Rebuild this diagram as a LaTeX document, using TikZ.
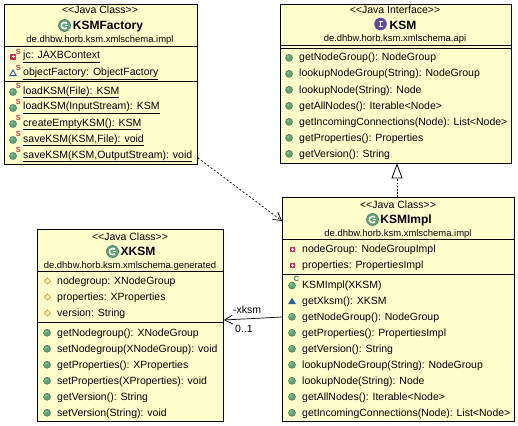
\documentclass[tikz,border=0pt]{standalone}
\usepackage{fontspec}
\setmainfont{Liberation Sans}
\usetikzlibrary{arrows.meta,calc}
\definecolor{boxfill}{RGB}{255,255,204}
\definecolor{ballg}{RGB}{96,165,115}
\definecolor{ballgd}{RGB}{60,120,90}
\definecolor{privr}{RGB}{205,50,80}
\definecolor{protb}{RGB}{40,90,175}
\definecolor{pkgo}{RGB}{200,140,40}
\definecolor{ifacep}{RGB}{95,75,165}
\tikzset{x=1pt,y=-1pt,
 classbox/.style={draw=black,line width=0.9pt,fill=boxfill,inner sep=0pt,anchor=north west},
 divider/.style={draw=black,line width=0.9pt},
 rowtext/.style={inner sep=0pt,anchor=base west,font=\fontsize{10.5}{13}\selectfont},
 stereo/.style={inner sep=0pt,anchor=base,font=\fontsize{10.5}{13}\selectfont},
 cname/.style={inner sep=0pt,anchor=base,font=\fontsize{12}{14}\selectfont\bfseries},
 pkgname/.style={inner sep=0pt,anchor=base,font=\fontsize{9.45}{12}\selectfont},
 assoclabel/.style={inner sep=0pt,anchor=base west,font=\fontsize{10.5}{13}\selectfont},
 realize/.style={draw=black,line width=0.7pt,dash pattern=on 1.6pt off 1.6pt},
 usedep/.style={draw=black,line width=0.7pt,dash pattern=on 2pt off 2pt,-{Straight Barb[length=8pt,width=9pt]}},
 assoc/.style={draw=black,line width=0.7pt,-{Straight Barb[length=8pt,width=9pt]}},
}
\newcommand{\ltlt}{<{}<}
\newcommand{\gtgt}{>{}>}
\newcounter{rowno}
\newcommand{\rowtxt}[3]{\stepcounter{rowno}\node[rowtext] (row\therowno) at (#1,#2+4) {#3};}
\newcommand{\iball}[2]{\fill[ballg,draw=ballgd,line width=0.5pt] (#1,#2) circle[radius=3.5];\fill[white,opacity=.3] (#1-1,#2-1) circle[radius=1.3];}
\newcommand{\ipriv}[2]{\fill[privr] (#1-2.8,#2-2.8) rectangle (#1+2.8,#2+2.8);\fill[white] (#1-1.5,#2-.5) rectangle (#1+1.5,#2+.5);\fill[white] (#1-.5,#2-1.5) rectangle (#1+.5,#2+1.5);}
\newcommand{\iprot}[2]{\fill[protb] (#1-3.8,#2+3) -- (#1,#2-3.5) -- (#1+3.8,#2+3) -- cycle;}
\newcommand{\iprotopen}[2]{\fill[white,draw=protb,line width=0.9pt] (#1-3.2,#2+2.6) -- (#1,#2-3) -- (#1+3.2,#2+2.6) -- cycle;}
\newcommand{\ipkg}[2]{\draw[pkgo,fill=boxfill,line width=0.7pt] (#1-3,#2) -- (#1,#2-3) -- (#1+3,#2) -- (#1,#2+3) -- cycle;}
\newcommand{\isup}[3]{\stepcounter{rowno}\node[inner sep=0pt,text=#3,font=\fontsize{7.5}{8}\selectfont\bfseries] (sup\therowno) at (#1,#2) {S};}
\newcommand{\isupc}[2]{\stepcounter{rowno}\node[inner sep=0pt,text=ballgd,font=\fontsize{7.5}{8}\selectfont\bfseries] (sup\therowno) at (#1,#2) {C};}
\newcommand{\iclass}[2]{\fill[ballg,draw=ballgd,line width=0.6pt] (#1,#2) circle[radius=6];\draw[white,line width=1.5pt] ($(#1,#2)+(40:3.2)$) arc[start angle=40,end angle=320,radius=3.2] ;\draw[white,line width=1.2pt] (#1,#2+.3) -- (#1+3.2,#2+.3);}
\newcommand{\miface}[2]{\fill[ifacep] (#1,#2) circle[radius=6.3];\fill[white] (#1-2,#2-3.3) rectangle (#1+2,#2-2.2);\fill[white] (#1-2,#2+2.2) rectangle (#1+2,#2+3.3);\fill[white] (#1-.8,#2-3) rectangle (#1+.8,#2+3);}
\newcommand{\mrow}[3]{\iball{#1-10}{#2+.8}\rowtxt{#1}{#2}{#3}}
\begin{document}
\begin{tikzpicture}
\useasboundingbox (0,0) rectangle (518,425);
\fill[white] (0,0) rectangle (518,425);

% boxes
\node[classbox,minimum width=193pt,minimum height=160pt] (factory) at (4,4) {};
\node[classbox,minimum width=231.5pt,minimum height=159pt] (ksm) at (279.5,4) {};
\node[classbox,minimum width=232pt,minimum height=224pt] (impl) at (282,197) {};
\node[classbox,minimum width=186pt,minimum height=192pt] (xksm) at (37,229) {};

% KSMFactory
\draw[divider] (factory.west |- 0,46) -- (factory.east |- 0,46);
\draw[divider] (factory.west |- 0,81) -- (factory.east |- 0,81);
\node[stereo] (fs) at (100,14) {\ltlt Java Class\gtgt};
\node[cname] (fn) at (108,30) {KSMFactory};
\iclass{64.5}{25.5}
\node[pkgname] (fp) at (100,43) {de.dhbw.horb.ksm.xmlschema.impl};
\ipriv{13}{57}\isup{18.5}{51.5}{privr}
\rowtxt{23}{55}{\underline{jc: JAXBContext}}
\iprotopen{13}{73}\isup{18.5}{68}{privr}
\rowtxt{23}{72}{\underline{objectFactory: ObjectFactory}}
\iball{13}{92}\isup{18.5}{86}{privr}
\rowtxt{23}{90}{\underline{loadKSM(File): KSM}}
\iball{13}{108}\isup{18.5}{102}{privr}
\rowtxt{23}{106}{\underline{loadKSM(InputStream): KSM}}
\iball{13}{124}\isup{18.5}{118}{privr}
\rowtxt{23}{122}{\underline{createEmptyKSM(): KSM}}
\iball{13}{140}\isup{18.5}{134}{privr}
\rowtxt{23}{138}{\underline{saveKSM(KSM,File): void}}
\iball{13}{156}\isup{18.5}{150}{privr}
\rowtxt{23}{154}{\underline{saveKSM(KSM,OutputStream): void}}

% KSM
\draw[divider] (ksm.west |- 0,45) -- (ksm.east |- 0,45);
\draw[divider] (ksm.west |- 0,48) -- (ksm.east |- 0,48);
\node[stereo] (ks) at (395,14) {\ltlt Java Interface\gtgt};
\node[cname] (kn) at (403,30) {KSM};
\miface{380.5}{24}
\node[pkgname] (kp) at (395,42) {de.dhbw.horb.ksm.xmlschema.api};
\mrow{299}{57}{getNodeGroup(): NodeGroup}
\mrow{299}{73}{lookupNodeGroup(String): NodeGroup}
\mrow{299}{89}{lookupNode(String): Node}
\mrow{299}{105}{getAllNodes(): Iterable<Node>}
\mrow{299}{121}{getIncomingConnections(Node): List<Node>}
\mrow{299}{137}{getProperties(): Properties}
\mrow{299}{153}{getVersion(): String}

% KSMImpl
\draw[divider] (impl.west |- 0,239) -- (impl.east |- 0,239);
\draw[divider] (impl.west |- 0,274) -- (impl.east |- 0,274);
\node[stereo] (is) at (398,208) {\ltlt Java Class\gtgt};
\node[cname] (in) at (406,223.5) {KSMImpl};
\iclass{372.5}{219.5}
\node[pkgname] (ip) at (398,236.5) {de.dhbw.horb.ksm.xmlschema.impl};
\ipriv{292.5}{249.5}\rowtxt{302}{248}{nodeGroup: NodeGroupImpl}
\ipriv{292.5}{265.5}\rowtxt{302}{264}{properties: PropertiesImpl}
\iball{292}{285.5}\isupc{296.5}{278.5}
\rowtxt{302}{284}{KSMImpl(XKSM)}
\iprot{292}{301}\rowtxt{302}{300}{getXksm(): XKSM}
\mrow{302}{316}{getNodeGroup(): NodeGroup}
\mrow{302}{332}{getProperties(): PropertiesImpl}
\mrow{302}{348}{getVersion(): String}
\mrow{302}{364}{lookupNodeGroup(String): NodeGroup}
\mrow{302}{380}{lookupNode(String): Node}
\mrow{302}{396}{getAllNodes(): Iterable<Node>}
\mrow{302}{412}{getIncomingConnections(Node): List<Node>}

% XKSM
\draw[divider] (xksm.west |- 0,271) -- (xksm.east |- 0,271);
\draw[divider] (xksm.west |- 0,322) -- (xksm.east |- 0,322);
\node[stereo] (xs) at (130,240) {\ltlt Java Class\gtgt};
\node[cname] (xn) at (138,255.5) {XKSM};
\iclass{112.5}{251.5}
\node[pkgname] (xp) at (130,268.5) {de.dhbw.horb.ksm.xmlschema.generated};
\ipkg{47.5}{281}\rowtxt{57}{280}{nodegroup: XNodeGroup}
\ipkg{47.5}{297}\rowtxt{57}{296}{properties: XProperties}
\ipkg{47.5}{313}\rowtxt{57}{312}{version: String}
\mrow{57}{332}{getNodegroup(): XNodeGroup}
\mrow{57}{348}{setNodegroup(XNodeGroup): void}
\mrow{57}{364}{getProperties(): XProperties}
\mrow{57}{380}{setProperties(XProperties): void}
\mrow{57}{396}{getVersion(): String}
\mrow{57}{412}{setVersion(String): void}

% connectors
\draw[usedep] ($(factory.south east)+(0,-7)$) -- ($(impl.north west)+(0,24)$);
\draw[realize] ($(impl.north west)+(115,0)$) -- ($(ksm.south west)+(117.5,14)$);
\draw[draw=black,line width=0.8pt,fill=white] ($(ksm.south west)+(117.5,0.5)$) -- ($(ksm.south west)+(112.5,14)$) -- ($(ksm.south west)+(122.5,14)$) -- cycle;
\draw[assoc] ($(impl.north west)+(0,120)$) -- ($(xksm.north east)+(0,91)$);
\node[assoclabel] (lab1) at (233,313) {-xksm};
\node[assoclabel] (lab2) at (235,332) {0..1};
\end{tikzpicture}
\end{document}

■ ■ ■ ■

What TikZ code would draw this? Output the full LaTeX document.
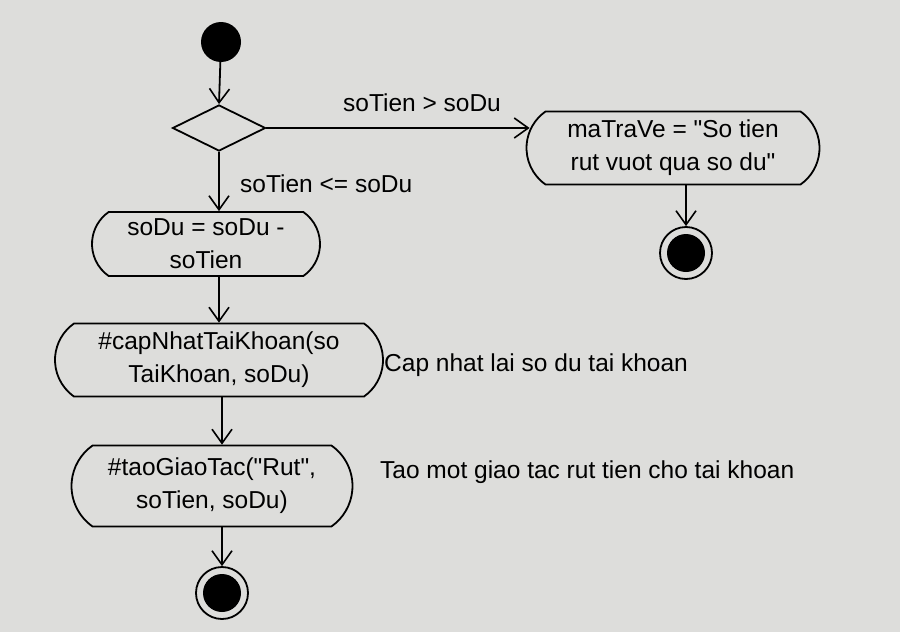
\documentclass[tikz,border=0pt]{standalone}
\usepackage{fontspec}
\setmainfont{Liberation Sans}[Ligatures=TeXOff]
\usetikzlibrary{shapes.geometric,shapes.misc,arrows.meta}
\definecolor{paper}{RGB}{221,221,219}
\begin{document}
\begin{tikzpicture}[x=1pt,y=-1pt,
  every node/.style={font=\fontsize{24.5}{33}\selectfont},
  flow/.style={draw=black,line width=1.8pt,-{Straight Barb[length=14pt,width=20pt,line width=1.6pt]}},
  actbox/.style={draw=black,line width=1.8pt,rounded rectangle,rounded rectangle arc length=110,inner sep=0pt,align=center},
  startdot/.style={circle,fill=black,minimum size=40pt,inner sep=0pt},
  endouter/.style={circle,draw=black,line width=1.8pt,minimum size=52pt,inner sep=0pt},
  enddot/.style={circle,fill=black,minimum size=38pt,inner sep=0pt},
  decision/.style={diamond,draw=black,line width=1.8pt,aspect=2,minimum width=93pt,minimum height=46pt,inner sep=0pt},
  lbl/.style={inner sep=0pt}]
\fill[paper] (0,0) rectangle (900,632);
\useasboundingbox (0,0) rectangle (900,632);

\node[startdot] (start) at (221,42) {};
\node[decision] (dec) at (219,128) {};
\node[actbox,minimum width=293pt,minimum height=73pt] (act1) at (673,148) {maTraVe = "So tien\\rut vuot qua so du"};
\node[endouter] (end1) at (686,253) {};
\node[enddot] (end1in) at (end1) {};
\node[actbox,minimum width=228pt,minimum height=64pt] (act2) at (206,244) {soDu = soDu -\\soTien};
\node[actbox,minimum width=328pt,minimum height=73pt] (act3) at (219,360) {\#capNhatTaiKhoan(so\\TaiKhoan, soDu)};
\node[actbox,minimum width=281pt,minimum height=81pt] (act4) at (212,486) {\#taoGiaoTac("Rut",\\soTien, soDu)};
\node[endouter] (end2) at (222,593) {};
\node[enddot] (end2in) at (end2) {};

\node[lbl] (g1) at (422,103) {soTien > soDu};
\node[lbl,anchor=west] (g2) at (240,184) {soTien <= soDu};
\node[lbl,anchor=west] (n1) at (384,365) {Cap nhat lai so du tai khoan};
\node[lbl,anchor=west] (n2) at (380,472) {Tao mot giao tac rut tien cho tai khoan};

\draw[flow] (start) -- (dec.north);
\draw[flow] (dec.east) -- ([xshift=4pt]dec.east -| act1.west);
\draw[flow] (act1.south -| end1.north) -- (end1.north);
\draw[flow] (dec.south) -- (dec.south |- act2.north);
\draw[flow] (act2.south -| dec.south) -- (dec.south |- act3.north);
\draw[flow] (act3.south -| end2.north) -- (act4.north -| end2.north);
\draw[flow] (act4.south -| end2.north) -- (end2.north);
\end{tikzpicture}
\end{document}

■ ■ ■ ■

=== WRITTEN REQUEST ===
Repeat exactly, and only, the lines between the line holding "What TikZ code" and the line holding "(n2) at (380,472)", inclusive, leaving pictures out.

=== ANSWER IN FULL ===
What TikZ code would draw this? Output the full LaTeX document.
\documentclass[tikz,border=0pt]{standalone}
\usepackage{fontspec}
\setmainfont{Liberation Sans}[Ligatures=TeXOff]
\usetikzlibrary{shapes.geometric,shapes.misc,arrows.meta}
\definecolor{paper}{RGB}{221,221,219}
\begin{document}
\begin{tikzpicture}[x=1pt,y=-1pt,
  every node/.style={font=\fontsize{24.5}{33}\selectfont},
  flow/.style={draw=black,line width=1.8pt,-{Straight Barb[length=14pt,width=20pt,line width=1.6pt]}},
  actbox/.style={draw=black,line width=1.8pt,rounded rectangle,rounded rectangle arc length=110,inner sep=0pt,align=center},
  startdot/.style={circle,fill=black,minimum size=40pt,inner sep=0pt},
  endouter/.style={circle,draw=black,line width=1.8pt,minimum size=52pt,inner sep=0pt},
  enddot/.style={circle,fill=black,minimum size=38pt,inner sep=0pt},
  decision/.style={diamond,draw=black,line width=1.8pt,aspect=2,minimum width=93pt,minimum height=46pt,inner sep=0pt},
  lbl/.style={inner sep=0pt}]
\fill[paper] (0,0) rectangle (900,632);
\useasboundingbox (0,0) rectangle (900,632);

\node[startdot] (start) at (221,42) {};
\node[decision] (dec) at (219,128) {};
\node[actbox,minimum width=293pt,minimum height=73pt] (act1) at (673,148) {maTraVe = "So tien\\rut vuot qua so du"};
\node[endouter] (end1) at (686,253) {};
\node[enddot] (end1in) at (end1) {};
\node[actbox,minimum width=228pt,minimum height=64pt] (act2) at (206,244) {soDu = soDu -\\soTien};
\node[actbox,minimum width=328pt,minimum height=73pt] (act3) at (219,360) {\#capNhatTaiKhoan(so\\TaiKhoan, soDu)};
\node[actbox,minimum width=281pt,minimum height=81pt] (act4) at (212,486) {\#taoGiaoTac("Rut",\\soTien, soDu)};
\node[endouter] (end2) at (222,593) {};
\node[enddot] (end2in) at (end2) {};

\node[lbl] (g1) at (422,103) {soTien > soDu};
\node[lbl,anchor=west] (g2) at (240,184) {soTien <= soDu};
\node[lbl,anchor=west] (n1) at (384,365) {Cap nhat lai so du tai khoan};
\node[lbl,anchor=west] (n2) at (380,472) {Tao mot giao tac rut tien cho tai khoan};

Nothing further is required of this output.